The Jones Act Killed PR.

This is an article from Ojel L. Rodriguez Burgos and Ricardo Diaz. Get informed.

The 1920 Merchant Marine act better known as the Jones Act (federal statute 46 USC section 883) is a protectionist measure that regulates the domestic coastwise trade of the United States. The term “coastwise trade” has been given various interpretations by the courts, but it essentially means any voyage by water that begins at any point in the United States and delivering a type of commercial cargo to any other point in the United States1. The act mandates that any goods transported by water between ports must adhere to the following regulations2:
1. The US built ship.

  1. The US tagged ship.

  2. 75% of the crew must be US citizens.

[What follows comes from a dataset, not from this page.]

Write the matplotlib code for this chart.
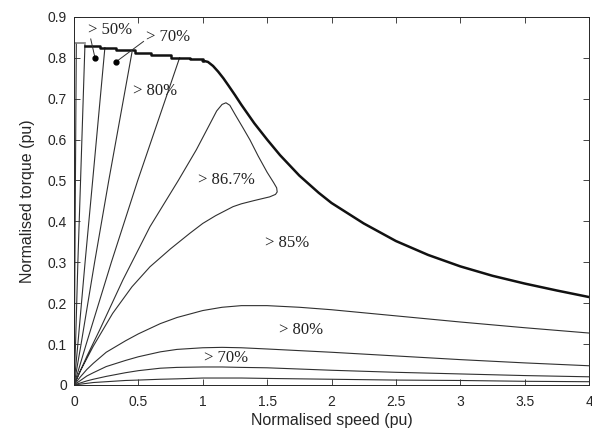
import matplotlib
matplotlib.use("Agg")
import matplotlib.pyplot as plt

# maximum torque envelope (flat part drawn as steps, then the falling part)
env_flat_x = [0.0, 0.085, 0.2, 0.33, 0.47, 0.6, 0.75, 0.9, 1.0]
env_flat_y = [0.835, 0.830, 0.825, 0.818, 0.812, 0.806, 0.800, 0.796, 0.793]
env_fall_x = [1.0, 1.04, 1.08, 1.12, 1.16, 1.2, 1.25, 1.3, 1.4, 1.5, 1.6, 1.75, 1.9, 2.0,
              2.25, 2.5, 2.75, 3.0, 3.25, 3.5, 3.75, 4.0]
env_fall_y = [0.793, 0.790, 0.780, 0.766, 0.750, 0.732, 0.709, 0.685, 0.640, 0.600, 0.562, 0.512,
              0.470, 0.445, 0.395, 0.352, 0.318, 0.290, 0.267, 0.248, 0.231, 0.215]

# contour branches rising from the origin up to the envelope
rise_x = [
    [0.0, 0.003, 0.007, 0.011, 0.018],
    [0.0, 0.012, 0.030, 0.051, 0.085],
    [0.0, 0.030, 0.086, 0.145, 0.240],
    [0.0, 0.055, 0.160, 0.270, 0.450],
    [0.0, 0.095, 0.290, 0.495, 0.820],
]
rise_y = [
    [0.0, 0.1, 0.3, 0.5, 0.835],
    [0.0, 0.1, 0.3, 0.5, 0.832],
    [0.0, 0.1, 0.3, 0.5, 0.825],
    [0.0, 0.1, 0.3, 0.5, 0.813],
    [0.0, 0.1, 0.3, 0.5, 0.800],
]

# > 86.7 % closed region
loop_x = [0.0, 0.1, 0.2, 0.38, 0.59, 0.81, 0.95, 1.05, 1.108, 1.15, 1.18, 1.21, 1.25, 1.31,
          1.367, 1.43, 1.5, 1.55, 1.574, 1.578, 1.565, 1.52, 1.4, 1.3, 1.235, 1.1, 1.0, 0.9,
          0.75, 0.59, 0.45, 0.3, 0.15, 0.05, 0.0]
loop_y = [0.0, 0.07, 0.135, 0.257, 0.387, 0.50, 0.575, 0.635, 0.670, 0.686, 0.690, 0.684,
          0.662, 0.630, 0.599, 0.560, 0.520, 0.495, 0.482, 0.472, 0.466, 0.460, 0.451, 0.443,
          0.436, 0.414, 0.395, 0.371, 0.333, 0.289, 0.240, 0.175, 0.095, 0.035, 0.0]

# low torque branches running out to 4 pu
low_x = [0.0, 0.05, 0.1, 0.15, 0.25, 0.4, 0.5, 0.67, 0.8, 1.0, 1.15, 1.3, 1.5, 1.75, 2.0,
         2.5, 3.0, 3.5, 4.0]
low_y = [
    [0.0, 0.002, 0.004, 0.006, 0.008, 0.011, 0.012, 0.014, 0.015, 0.017, 0.017, 0.017, 0.016,
     0.015, 0.014, 0.012, 0.011, 0.009, 0.008],
    [0.0, 0.005, 0.010, 0.014, 0.021, 0.030, 0.035, 0.041, 0.043, 0.044, 0.044, 0.043, 0.042,
     0.039, 0.036, 0.031, 0.027, 0.023, 0.020],
    [0.0, 0.011, 0.022, 0.030, 0.045, 0.060, 0.069, 0.081, 0.087, 0.091, 0.092, 0.091, 0.088,
     0.084, 0.080, 0.071, 0.062, 0.054, 0.047],
    [0.0, 0.020, 0.038, 0.053, 0.080, 0.108, 0.125, 0.150, 0.165, 0.182, 0.190, 0.194, 0.194,
     0.190, 0.184, 0.169, 0.154, 0.140, 0.127],
]

labels = ["> 50%", "> 70%", "> 80%", "> 86.7%", "> 85%", "> 80%", "> 70%"]
label_x = [0.11, 0.56, 0.455, 0.96, 1.48, 1.59, 1.01]
label_y = [0.868, 0.850, 0.719, 0.500, 0.347, 0.134, 0.066]

fig = plt.figure(figsize=(5.92, 4.3), dpi=100)
ax = fig.add_axes([0.125, 0.1047, 0.870, 0.856])

line_col = "#303030"
for xs, ys in zip(rise_x, rise_y):
    ax.plot(xs, ys, color=line_col, lw=0.8)
ax.plot(loop_x, loop_y, color=line_col, lw=0.8)
for ys in low_y:
    ax.plot(low_x, ys, color=line_col, lw=0.8)

ax.plot(env_flat_x[:2], env_flat_y[:1] * 2, color="#808080", lw=1.2)
ax.plot(env_flat_x[1:], env_flat_y[1:], color="#111111", lw=1.8, drawstyle="steps-post")
ax.plot(env_fall_x, env_fall_y, color="#111111", lw=1.8)

for txt, tx, ty in zip(labels, label_x, label_y):
    ax.text(tx, ty, txt, family="Liberation Serif", fontsize=12, color="#222222",
            ha="left", va="center")

# leader lines and dots for the two small regions
ax.plot([0.13, 0.163], [0.846, 0.80], color=line_col, lw=0.7)
ax.plot([0.54, 0.326], [0.840, 0.79], color=line_col, lw=0.7)
ax.plot([0.163, 0.326], [0.80, 0.79], "o", color="black", ms=3.5, ls="none")

ax.set_xlim(0, 4)
ax.set_ylim(0, 0.9)
ax.set_xticks([0, 0.5, 1, 1.5, 2, 2.5, 3, 3.5, 4])
ax.set_xticklabels(["0", "0.5", "1", "1.5", "2", "2.5", "3", "3.5", "4"])
ax.set_yticks([0, 0.1, 0.2, 0.3, 0.4, 0.5, 0.6, 0.7, 0.8, 0.9])
ax.set_yticklabels(["0", "0.1", "0.2", "0.3", "0.4", "0.5", "0.6", "0.7", "0.8", "0.9"])
ax.tick_params(direction="in", top=True, right=True, length=4, width=0.6,
               labelsize=10, colors="#262626")
ax.tick_params(axis="x", pad=7)
ax.tick_params(axis="y", pad=5)
for sp in ax.spines.values():
    sp.set_linewidth(0.7)
    sp.set_color("#262626")
ax.set_xlabel("Normalised speed (pu)", family="Liberation Sans", fontsize=11.5, color="#262626", labelpad=3)
ax.set_ylabel("Normalised torque (pu)", family="Liberation Sans", fontsize=11.5, color="#262626", labelpad=9)
for lab in ax.get_xticklabels() + ax.get_yticklabels():
    lab.set_family("Liberation Sans")

fig.savefig("out.png", dpi=100)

The Jones Act undermines the competitiveness of the Puerto Rican economy, given the strict regulations in order to transport goods within US ports. The highly touted and discussed Krueger Report commissioned by the government of Puerto Rico argued that the Puerto Rican economy badly needs structural reforms. One of the main reforms that the report recommended was a much-needed reduction in transportation costs linked to the Jones Act3, given that almost 43% of Puerto Rico’s imports come from the United States4. The high shipping costs that are attributed to the Jones Acts are due to a number of factors. First, the ships that comply with Jones Act regulations have higher operating and maintenance costs5. In 2012 the New York Federal Reserve published a report that showed that it costs $3,063 to ship a twenty-foot container of household and commercial goods from the East Coast of the United States to Puerto Rico, while the same shipment costs $1,504 if it was shipped to nearby Santo Domingo (Dominican Republic) and $1,687 if it went to Kingston (Jamaica)—destinations that are not subject to Jones Act restrictions6. The US Department of Transportation Maritime Administration also analyzed the difference in operating costs of a US versus a foreign flagged ship. The report highlighted that, on average, a US flagged ship costs $20,053 to operate per day compared to a foreign tagged ship at $7,454 per day, a difference of almost $12,0007.
Many in the maritime industry who have lobbied against an exemption to the Jones Act for Puerto Rico point to a 2013 U.S. Government Accountability Office report on the effects of the Jones Act. The report, which was vague in its conclusions, actually specifies how the act hinders business formation on the island: “Some companies operating in Puerto Rico told us that they may not purchase goods from U.S. sources because of higher transportation costs on Jones Act vessels compared to foreign-flagged vessels.”8 The maritime lobby based on the island also produced a report highlighting that, although the act increased the cost of shipping approximately $48.5 million, the benefits of the Jones Act to the island were around $120 million9. Though, to reach this counterintuitive conclusion, the report failed to take into account the hidden costs of business that never took place because of the inability to procure shipping due to the lack of availability of Jones Act-eligible ships. Although recent studies highlight the economic consequences of the act, other more comprehensive studies provide a better perspective on the effects of the act on the island’s economy. A 2003 report calculated the overall effect of the act on the Puerto Rican economy at $400 million10. A separate but more recent study also showed the overall economic effect to be around $400 million11. Even as far back as 1965, a master’s thesis study conducted by a PhD candidate at the University of Puerto Rico said that the act cost the Puerto Rican economy around $48 million (in 1965 dollars).12With a population of around 3.5 million residents, according to Pew Research,13the Jones Act costs every resident approximately $114.00 per year.